Scopri il ruolo del welfare aziendale nella retention.
Benefit e riconoscimento delle performance
Il riconoscimento è una leva fondamentale, che va ben oltre l’aumento salariale:
- sistemi premianti basati su obiettivi chiari e condivisi;
- premialità personalizzate (non solo economiche);
- “momenti rituali” per celebrare traguardi o anniversari aziendali;
- cultura del feedback continuo e costruttivo.
Indicatori e metriche per monitorare la retention
Senza misurazione, non esiste strategia. Le aziende più evolute monitorano la retention con strumenti che integrano analisi quantitative e qualitative.
Tasso di turnover
Un classico KPI, da leggere in modo intelligente:
- turnover generale vs turnover volontario;
- turnover per popolazione (es. under 30, middle management);
- turnover post-onboarding (< 6 mesi).
Un picco in una specifica popolazione è un segnale da non ignorare.
Engagement survey
Strumento chiave per misurare il livello di coinvolgimento, ma anche:
- la percezione della leadership;
- il grado di fiducia nei processi HR;
- la sensazione di essere ascoltati e considerati.
I risultati vanno analizzati, condivisi e tradotti in azioni concrete.
Exit interview
Le interviste di uscita sono fondamentali per raccogliere feedback autentici. Alcune best practice:
- conduzione da parte di figura HR neutrale;
- questionario strutturato + colloquio libero;
- analisi periodica delle risposte aggregate.
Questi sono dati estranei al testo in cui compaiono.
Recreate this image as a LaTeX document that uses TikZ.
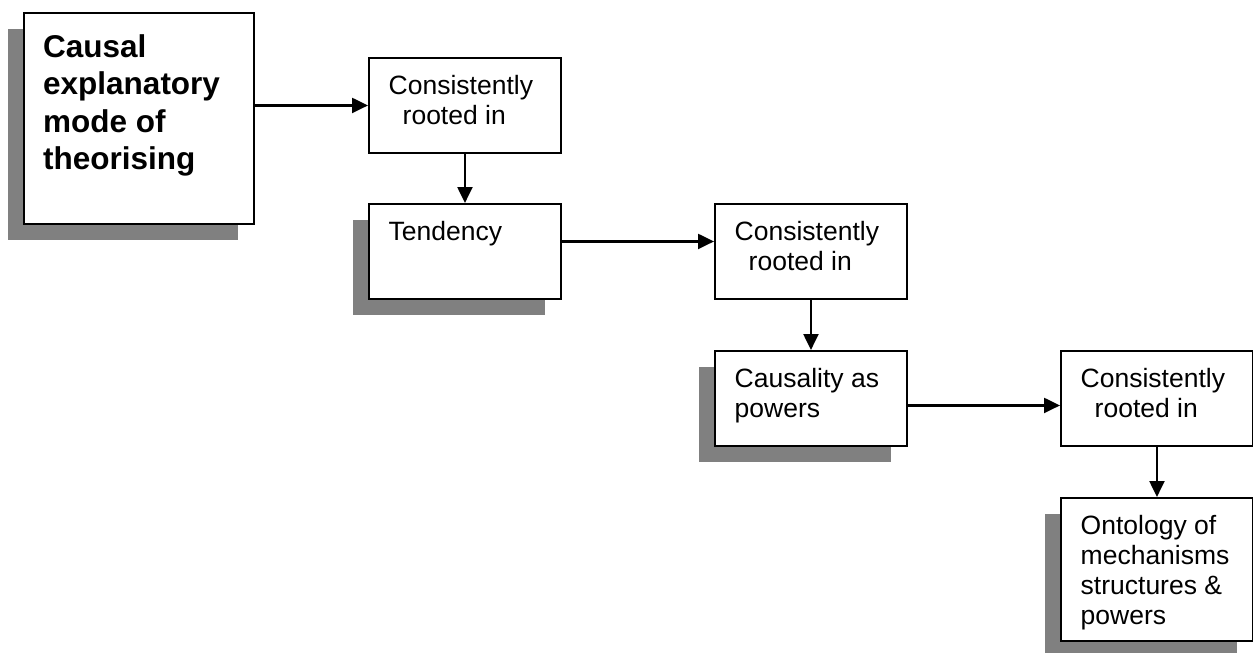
\documentclass[tikz,border=0pt]{standalone}
\usepackage{fontspec}
\setmainfont{Liberation Sans}
\usetikzlibrary{calc}
\usetikzlibrary{arrows.meta, shadows}
\definecolor{shadowgray}{RGB}{128,128,128}

\begin{document}
\begin{tikzpicture}[
		x=1pt, y=-1pt,
		box/.style={draw, fill=white, line width=1.9pt, anchor=north west, inner sep=0pt, minimum width=192pt, minimum height=95pt},
		shadowbox/.style={box, drop shadow={shadow xshift=-16pt, shadow yshift=-16pt, opacity=1, fill=shadowgray}},
		boxtext/.style={anchor=north west, inner sep=0pt, align=left, font=\fontsize{26.5}{30}\selectfont},
		link/.style={line width=2.2pt, -{Triangle[length=16pt, width=15pt]}},
	]
	\useasboundingbox (0,0) rectangle (1253,653);
	\node[shadowbox, minimum width=230pt, minimum height=211pt] (mode) at (23,12) {};
	\node[box] (root1) at (368,57) {};
	\node[shadowbox] (tend) at (368,203) {};
	\node[box] (root2) at (714,203) {};
	\node[shadowbox] (pow) at (714,350) {};
	\node[box] (root3) at (1060,350) {};
	\node[shadowbox, minimum height=143pt] (onto) at (1060,497) {};
	\node[boxtext, font=\bfseries\fontsize{31.5}{37.5}\selectfont] (mode-t) at ($(mode.north west)+(20,22)$) {Causal\\explanatory\\mode of\\theorising};
	\node[boxtext] (root1-t) at ($(root1.north west)+(20.5,18)$) {Consistently\\\hspace*{14pt}rooted in};
	\node[boxtext] (tend-t)  at ($(tend.north west)+(20.5,18)$)  {Tendency};
	\node[boxtext] (root2-t) at ($(root2.north west)+(20.5,18)$) {Consistently\\\hspace*{14pt}rooted in};
	\node[boxtext] (pow-t)   at ($(pow.north west)+(20.5,18)$)   {Causality as\\powers};
	\node[boxtext] (root3-t) at ($(root3.north west)+(20.5,18)$) {Consistently\\\hspace*{14pt}rooted in};
	\node[boxtext] (onto-t)  at ($(onto.north west)+(20.5,18)$)  {Ontology of\\mechanisms\\structures \&\\powers};
	\draw[link] (mode.east |- root1.west) -- (root1.west);
	\draw[link] (root1.south) -- (tend.north);
	\draw[link] ([yshift=10pt]tend.east) -- ([yshift=10pt]root2.west);
	\draw[link] (root2.south) -- (pow.north);
	\draw[link] ([yshift=-7pt]pow.east) -- ([yshift=-7pt]root3.west);
	\draw[link] (root3.south) -- (onto.north);
\end{tikzpicture}
\end{document}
Chi sono le persone più a rischio di lasciare
Non tutte le popolazioni aziendali sono esposte allo stesso modo al rischio di abbandono. Le analisi di predictive HR consentono di identificare gruppi a maggiore probabilità di dimissioni:
- profili ad alto potenziale con scarsa visibilità interna;
- neoassunti dopo 3-6 mesi (fase critica post-onboarding);
- middle management senza piani di sviluppo chiari;
- persone in transizione di ruolo o sotto nuovo management.
Agire in modo preventivo su questi cluster permette di ridurre in modo significativo il tasso di abbandono.